Written task:
Below are records; please write out exactly the lines from the first line through the line containing "let defs = this.svg.append('defs');", with no pictures.

---- Provided data

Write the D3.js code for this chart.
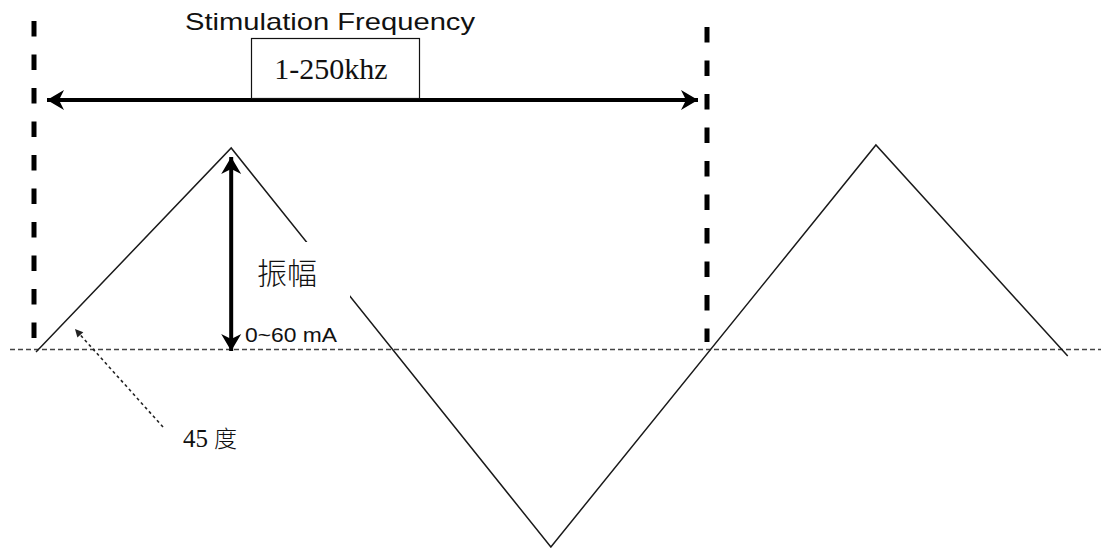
<!DOCTYPE html>
<html>
<head>
<meta charset="utf-8">
<script src="https://cdn.jsdelivr.net/npm/d3@7"></script>
<style>
  body { margin: 0; background: #fff; }
  svg { display: block; }
</style>
</head>
<body>
<div id="chart"></div>
<script>
// wave in periods (t) and relative amplitude (a)
const waveT = [0.003, 0.293, 0.768, 1.251, 1.536];
const waveA = [-0.01, 1.01, -0.985, 1.025, -0.03];

// period markers (dashed verticals), in periods
const periodT = [0, 1];

const titleText = 'Stimulation Frequency';
const freqText = '1-250khz';
const ampText = '振幅';
const ampRangeText = '0~60 mA';
const angleNum = '45';
const angleUnit = '度';

class TriangleWaveChart {

    constructor(wrapper) {
        this.width = 1101;
        this.height = 548;

        let thisObject = this;

        this.x = d3.scaleLinear().domain([0, 1]).range([34, 707]);
        this.y = d3.scaleLinear().domain([-1, 1]).range([550, 150]);

        this.svg = d3.select(wrapper).append('svg')
            .attr('width', this.width)
            .attr('height', this.height);

        let defs = this.svg.append('defs');

        defs.append('marker')
            .attr('id', 'bigArrow')
            .attr('viewBox', '-18 -11 20 22')
            .attr('refX', 0).attr('refY', 0)
            .attr('markerUnits', 'userSpaceOnUse')
            .attr('markerWidth', 20).attr('markerHeight', 22)
            .attr('orient', 'auto-start-reverse')
            .append('path')
            .attr('d', 'M0,0 L-17,-10 L-12,0 L-17,10 Z')
            .attr('fill', '#000');

        defs.append('marker')
            .attr('id', 'smallArrow')
            .attr('viewBox', '-9 -5 10 10')
            .attr('refX', 0).attr('refY', 0)
            .attr('markerUnits', 'userSpaceOnUse')
            .attr('markerWidth', 10).attr('markerHeight', 10)
            .attr('orient', 'auto')
            .append('path')
            .attr('d', 'M0,0 L-8,-4 L-8,4 Z')
            .attr('fill', '#222');

        let y0 = this.y(0);

        // baseline
        this.svg.append('line')
            .attr('x1', 10).attr('x2', this.width)
            .attr('y1', y0 - 0.5).attr('y2', y0 - 0.5)
            .attr('stroke', '#444')
            .attr('stroke-width', 1.6)
            .attr('stroke-dasharray', '5,3');

        // triangle wave
        let line = d3.line()
            .x(d => thisObject.x(d[0]))
            .y(d => thisObject.y(d[1]));

        this.svg.append('path')
            .datum(d3.zip(waveT, waveA))
            .attr('d', line)
            .attr('fill', 'none')
            .attr('stroke', '#1a1a1a')
            .attr('stroke-width', 1.5);

        // period markers
        this.svg.selectAll('line.period')
            .data(periodT)
            .enter().append('line')
            .attr('class', 'period')
            .attr('x1', d => thisObject.x(d))
            .attr('x2', d => thisObject.x(d))
            .attr('y1', (d, i) => i === 0 ? 21 : 27)
            .attr('y2', y0 - 8)
            .attr('stroke', '#000')
            .attr('stroke-width', 5)
            .attr('stroke-dasharray', '15.5,18');

        // frequency arrow
        this.svg.append('line')
            .attr('x1', this.x(0) + 13).attr('x2', this.x(1) - 9)
            .attr('y1', 100).attr('y2', 100)
            .attr('stroke', '#000')
            .attr('stroke-width', 4)
            .attr('marker-start', 'url(#bigArrow)')
            .attr('marker-end', 'url(#bigArrow)');

        this.svg.append('rect')
            .attr('x', 251.5).attr('y', 38.5)
            .attr('width', 168).attr('height', 60)
            .attr('fill', '#fff')
            .attr('stroke', '#111')
            .attr('stroke-width', 1.2);

        this.svg.append('text')
            .attr('x', 331).attr('y', 79)
            .attr('text-anchor', 'middle')
            .attr('font-family', '"Liberation Serif", "Times New Roman", serif')
            .attr('font-size', 30)
            .attr('fill', '#111')
            .text(freqText);

        this.svg.append('text')
            .attr('x', 185).attr('y', 30)
            .attr('textLength', 290)
            .attr('lengthAdjust', 'spacingAndGlyphs')
            .attr('font-family', '"Liberation Sans", Arial, sans-serif')
            .attr('font-size', 24)
            .attr('fill', '#111')
            .text(titleText);

        // amplitude label box hides part of the falling edge
        this.svg.append('rect')
            .attr('x', 245).attr('y', 242)
            .attr('width', 105).attr('height', 57)
            .attr('fill', '#fff');

        this.svg.append('text')
            .attr('x', 257).attr('y', 284)
            .attr('font-family', '"Noto Sans CJK SC", sans-serif')
            .attr('font-weight', 300)
            .attr('font-size', 30)
            .attr('fill', '#111')
            .text(ampText);

        let peakX = this.x(waveT[1]);
        this.svg.append('line')
            .attr('x1', peakX).attr('x2', peakX)
            .attr('y1', this.y(waveA[1]) + 9).attr('y2', y0 + 3 - 2)
            .attr('stroke', '#000')
            .attr('stroke-width', 4)
            .attr('marker-start', 'url(#bigArrow)')
            .attr('marker-end', 'url(#bigArrow)');

        this.svg.append('text')
            .attr('x', 245).attr('y', 342)
            .attr('textLength', 92)
            .attr('lengthAdjust', 'spacingAndGlyphs')
            .attr('font-family', '"Liberation Sans", Arial, sans-serif')
            .attr('font-size', 21)
            .attr('fill', '#111')
            .text(ampRangeText);

        // angle pointer
        this.svg.append('line')
            .attr('x1', 163).attr('y1', 427)
            .attr('x2', 75).attr('y2', 329)
            .attr('stroke', '#222')
            .attr('stroke-width', 1.6)
            .attr('stroke-dasharray', '3,3')
            .attr('marker-end', 'url(#smallArrow)');

        let angle = this.svg.append('text')
            .attr('x', 183).attr('y', 447)
            .attr('fill', '#111');
        angle.append('tspan')
            .attr('font-family', '"Liberation Serif", "Times New Roman", serif')
            .attr('font-size', 25)
            .text(angleNum);
        angle.append('tspan')
            .attr('dx', 6)
            .attr('font-family', '"Noto Sans CJK SC", sans-serif')
            .attr('font-weight', 300)
            .attr('font-size', 23)
            .text(angleUnit);
    }
}

new TriangleWaveChart(document.getElementById('chart'));
</script>
</body>
</html>
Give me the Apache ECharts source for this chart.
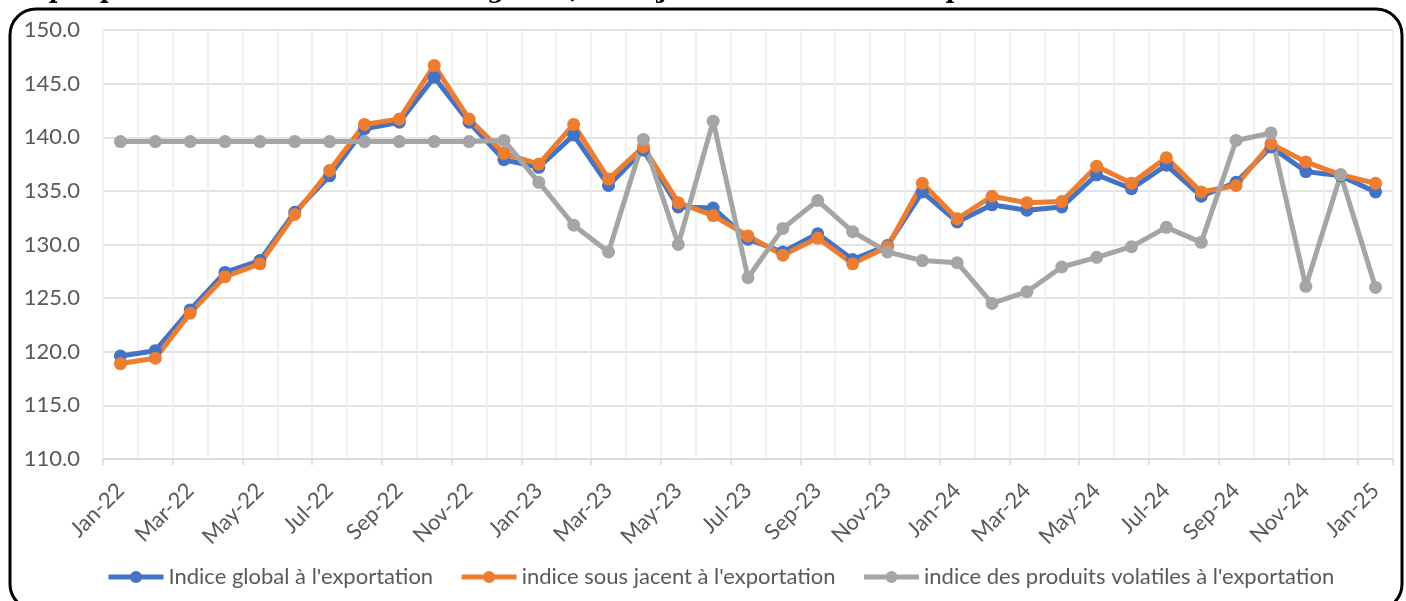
<!DOCTYPE html>
<html>
<head>
<meta charset="utf-8">
<script src="https://cdn.jsdelivr.net/npm/echarts@6/dist/echarts.min.js"></script>
<style>
  html, body { margin: 0; padding: 0; background: #fff; }
  #main { width: 1406px; height: 601px; }
</style>
</head>
<body>
<div id="main"></div>
<script>
// mois de janvier 2022 à janvier 2025
const months = ['Jan-22', 'Feb-22', 'Mar-22', 'Apr-22', 'May-22', 'Jun-22', 'Jul-22', 'Aug-22', 'Sep-22', 'Oct-22', 'Nov-22', 'Dec-22',
  'Jan-23', 'Feb-23', 'Mar-23', 'Apr-23', 'May-23', 'Jun-23', 'Jul-23', 'Aug-23', 'Sep-23', 'Oct-23', 'Nov-23', 'Dec-23',
  'Jan-24', 'Feb-24', 'Mar-24', 'Apr-24', 'May-24', 'Jun-24', 'Jul-24', 'Aug-24', 'Sep-24', 'Oct-24', 'Nov-24', 'Dec-24',
  'Jan-25']

// indice global
const globalIdx = [119.6, 120.1, 123.9, 127.4, 128.5, 133.0, 136.4, 140.8, 141.4, 145.6, 141.4, 137.9,
  137.2, 140.2, 135.5, 138.8, 133.5, 133.4, 130.5, 129.3, 131.0, 128.6, 129.9, 134.9,
  132.1, 133.7, 133.2, 133.5, 136.5, 135.2, 137.4, 134.5, 135.8, 139.1, 136.8, 136.4,
  134.9]

// indice sous-jacent
const sousJacent = [118.9, 119.4, 123.6, 127.0, 128.2, 132.8, 136.9, 141.2, 141.7, 146.7, 141.7, 138.5,
  137.5, 141.2, 136.1, 139.1, 133.9, 132.7, 130.8, 129.0, 130.6, 128.2, 129.8, 135.7,
  132.4, 134.5, 133.9, 134.0, 137.3, 135.7, 138.1, 134.9, 135.5, 139.4, 137.7, 136.5,
  135.7]

// produits volatils
const volatils = [139.6, 139.6, 139.6, 139.6, 139.6, 139.6, 139.6, 139.6, 139.6, 139.6, 139.6, 139.7,
  135.8, 131.8, 129.3, 139.8, 130.0, 141.5, 126.9, 131.5, 134.1, 131.2, 129.3, 128.5,
  128.3, 124.5, 125.6, 127.9, 128.8, 129.8, 131.6, 130.2, 139.7, 140.4, 126.1, 136.5,
  126.0]

const seriesNames = ["Indice global à l'exportation", "indice sous jacent à l'exportation", "indice des produits volatiles à l'exportation"]
const colors = ['#4472C4', '#ED7D31', '#A5A5A5']

const font = 'Lato, "Open Sans", sans-serif'

function lineSerie(name, data, color) {
  return {
    name: name,
    type: 'line',
    data: data,
    symbol: 'circle',
    symbolSize: 13,
    itemStyle: { color: color },
    lineStyle: { color: color, width: 5 },
    emphasis: { disabled: true }
  }
}

const myChart = echarts.init(document.getElementById('main'))
const option = {
  animation: false,
  color: colors,
  grid: { left: 103, right: 13, top: 30, bottom: 142, containLabel: false },
  legend: {
    left: 101,
    top: 561,
    itemWidth: 55,
    itemHeight: 15,
    itemGap: 26,
    lineStyle: { width: 5 },
    textStyle: { color: '#595959', fontSize: 22, fontFamily: font },
    data: seriesNames
  },
  xAxis: {
    type: 'category',
    data: months,
    boundaryGap: true,
    axisLine: { lineStyle: { color: '#d9d9d9', width: 1.5 } },
    axisTick: { show: true, interval: 1, length: 6, lineStyle: { color: '#d9d9d9', width: 1.5 } },
    axisLabel: { interval: 1, rotate: 45, color: '#595959', fontSize: 22, fontFamily: font, margin: 28 },
    splitLine: { show: true, interval: 0, lineStyle: { color: '#ececec', width: 1.5 } }
  },
  yAxis: {
    type: 'value',
    min: 110,
    max: 150,
    interval: 5,
    axisLine: { show: false },
    axisTick: { show: false },
    axisLabel: {
      color: '#595959', fontSize: 22, fontFamily: font, margin: 23,
      formatter: v => v.toFixed(1)
    },
    splitLine: { lineStyle: { color: '#d9d9d9', width: 1.5 } }
  },
  series: [
    lineSerie(seriesNames[0], globalIdx, colors[0]),
    lineSerie(seriesNames[1], sousJacent, colors[1]),
    lineSerie(seriesNames[2], volatils, colors[2])
  ],
  graphic: [
    {
      type: 'text',
      left: 0,
      top: -20,
      silent: true,
      style: {
        text: "Graphique 1 : Évolution des indices global, sous-jacent et volatil à l'exportation",
        font: 'bold 24px "DejaVu Serif", serif',
        fill: '#000'
      }
    },
    {
      type: 'rect',
      silent: true,
      shape: { x: 10, y: 9, width: 1392, height: 601, r: 26 },
      style: { fill: 'none', stroke: '#000', lineWidth: 3 }
    }
  ]
}
myChart.setOption(option)
</script>
</body>
</html>
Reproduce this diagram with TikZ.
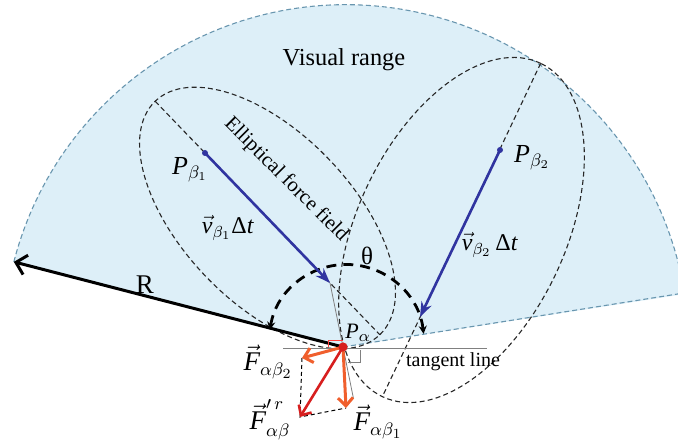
\documentclass[tikz,border=0pt]{standalone}
\usepackage{fontspec}
\setmainfont{Liberation Serif}
\usetikzlibrary{arrows.meta,calc}
\definecolor{skyfill}{RGB}{221,239,248}
\definecolor{skyedge}{RGB}{105,150,175}
\definecolor{vblue}{RGB}{48,52,160}
\definecolor{forange}{RGB}{240,95,45}
\definecolor{fred}{RGB}{215,30,30}
\begin{document}
\begin{tikzpicture}[x=0.5pt,y=0.5pt,
  ell/.style={draw=black!85, line width=0.55pt, dash pattern=on 2.5pt off 1.6pt},
  skyline/.style={draw=skyedge, line width=0.55pt, dash pattern=on 2.5pt off 1.5pt},
  thickdash/.style={draw=black, line width=1.4pt, dash pattern=on 5pt off 3.5pt},
  velarrow/.style={draw=vblue, line width=1.3pt, -{Stealth[length=7.5pt,width=5.5pt]}},
  forcearrow/.style={line width=1.5pt, -{Straight Barb[length=4pt,width=7.5pt]}},
  thinline/.style={draw=gray, line width=0.4pt},
  lbl/.style={inner sep=0pt, font=\fontsize{12}{14}\selectfont},
  flbl/.style={inner sep=0pt, font=\fontsize{13.5}{15}\selectfont},
  slbl/.style={inner sep=0pt, font=\fontsize{11}{13}\selectfont},
  ]
\useasboundingbox (0,0) rectangle (678,442);
\clip (0,0) rectangle (678,442);
% key points
\coordinate (Pa) at (343,95);
\coordinate (RL) at ($(Pa)+(165.5:340)$);
\coordinate (RR) at ($(Pa)+(9:343)$);
\coordinate (Pb1) at (205,289);
\coordinate (Pb1t) at (330,159);
\coordinate (Pb2) at (500,292);
\coordinate (Pb2t) at (420,125);
\coordinate (E1c) at ($(Pb1)!0.5!(Pb1t)$);
\coordinate (E1a) at ($(E1c)+(133.9:162)$);
\coordinate (E1b) at ($(E1c)+(-46.1:162)$);
\coordinate (E2c) at (461.5,212);
\coordinate (E2a) at ($(E2c)+(64.6:184.5)$);
\coordinate (E2b) at ($(E2c)+(244.6:184.5)$);
\coordinate (Th) at (346.5,100);
\coordinate (ThL) at ($(Th)+(171:77.5)$);
\coordinate (NrmEnd) at ($(Pb1t)!1.8!(Pa)$);
\coordinate (TL1) at (283,94);
\coordinate (TL2) at (487,94);
\coordinate (F2) at (302,84);
\coordinate (F1) at (346,34);
\coordinate (Fr) at (300,25);
% visual range sector
\fill[skyfill] (Pa) -- (RL) arc[start angle=165.5, end angle=9, radius=171.5pt] -- cycle;
\draw[skyline] (RL) arc[start angle=165.5, end angle=9, radius=171.5pt];
\draw[skyline] (Pa) -- (RR);
% ellipses
\draw[ell] (E1c) ellipse [x radius=81pt, y radius=42.5pt, rotate=-46.1];
\draw[ell] (E1a) -- (E1b);
\draw[ell] (E2c) ellipse [x radius=92.25pt, y radius=52pt, rotate=64.6];
\draw[ell] (E2a) -- (E2b);
% thin lines
\draw[thinline] (Pb1t) -- (NrmEnd);
\draw[thinline] (TL1) -- (TL2);
% theta arc
\draw[thickdash, {Stealth[length=4pt,width=4pt]}-{Stealth[length=4pt,width=4pt]}]
  (ThL) arc[start angle=171, end angle=6, radius=38.75pt];
% R
\draw[line width=1.5pt, -{Straight Barb[length=5pt,width=10pt]}] (Pa) -- (RL);
% velocities
\draw[velarrow] (Pb1) -- (Pb1t);
\draw[velarrow] (Pb2) -- (Pb2t);
\fill[vblue] (Pb1) circle[radius=1.5pt];
\fill[vblue] (Pb2) circle[radius=1.5pt];
% right-angle marks
\draw[red!75, line width=0.4pt] ($(Pa)+(-15,0)$) -- ($(Pa)+(-15,7)$) -- ($(Pa)+(0,7)$);
\draw[gray, line width=0.4pt] ($(Pa)+(5,-15)$) -- ($(Pa)+(17,-15)$) -- ($(Pa)+(17,-3)$);
% force parallelogram
\draw[black, line width=0.5pt, dash pattern=on 2pt off 1.5pt] (F2) -- (Fr) -- (F1);
\draw[forcearrow, forange] (Pa) -- (F2);
\draw[forcearrow, forange] (Pa) -- (F1);
\draw[forcearrow, fred, line width=1.3pt] (Pa) -- (Fr);
\fill[fred] (Pa) circle[radius=2.3pt];
% labels
\node[inner sep=0pt, font=\fontsize{12.2}{14}\selectfont] (lvr) at (344,382) {Visual range};
\node[inner sep=0pt, rotate=-45, font=\fontsize{10.3}{12}\selectfont] (leff) at (286,262) {Elliptical force field};
\node[lbl, font=\fontsize{13}{15}\selectfont] (lPb1) at (190,272) {\textit{P}$_{\beta_1}$};
\node[lbl] (lv1) at (228,214) {$\vec{\mbox{\textit{v}}}_{\beta_1}$Δ\textit{t}};
\node[lbl, font=\fontsize{13}{15}\selectfont] (lPb2) at (532,284) {\textit{P}$_{\beta_2}$};
\node[lbl] (lv2) at (490,197) {$\vec{\mbox{\textit{v}}}_{\beta_2}$\,Δ\textit{t}};
\node[lbl, font=\fontsize{12.5}{14}\selectfont] (lth) at (367,186) {θ};
\node[inner sep=0pt, font=\fontsize{13.5}{15}\selectfont] (lR) at (145,157) {R};
\node[slbl] (lPa) at (358,109) {\textit{P}$_{\alpha}$};
\node[flbl] (lF2) at (268,80) {$\vec{\mbox{\textit{F}}}_{\alpha\beta_2}$};
\node[flbl] (lFr) at (270,22) {$\vec{\mbox{\textit{F}}}'^{\,r}_{\alpha\beta}$};
\node[flbl] (lF1) at (378,20) {$\vec{\mbox{\textit{F}}}_{\alpha\beta_1}$};
\node[inner sep=0pt, font=\fontsize{10}{12}\selectfont] (ltl) at (453,80) {tangent line};
\end{tikzpicture}
\end{document}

--------

Solution:
Write the D3.js code for this chart.
<!DOCTYPE html>
<html>
<head>
<meta charset="utf-8">
<script src="https://cdn.jsdelivr.net/npm/d3@7"></script>
<style>
  body { margin: 0; background: #fff; }
  svg { display: block; }
</style>
</head>
<body>
<div id="chart"></div>
<script>
// wave in periods (t) and relative amplitude (a)
const waveT = [0.003, 0.293, 0.768, 1.251, 1.536];
const waveA = [-0.01, 1.01, -0.985, 1.025, -0.03];

// period markers (dashed verticals), in periods
const periodT = [0, 1];

const titleText = 'Stimulation Frequency';
const freqText = '1-250khz';
const ampText = '振幅';
const ampRangeText = '0~60 mA';
const angleNum = '45';
const angleUnit = '度';

class TriangleWaveChart {

    constructor(wrapper) {
        this.width = 1101;
        this.height = 548;

        let thisObject = this;

        this.x = d3.scaleLinear().domain([0, 1]).range([34, 707]);
        this.y = d3.scaleLinear().domain([-1, 1]).range([550, 150]);

        this.svg = d3.select(wrapper).append('svg')
            .attr('width', this.width)
            .attr('height', this.height);

        let defs = this.svg.append('defs');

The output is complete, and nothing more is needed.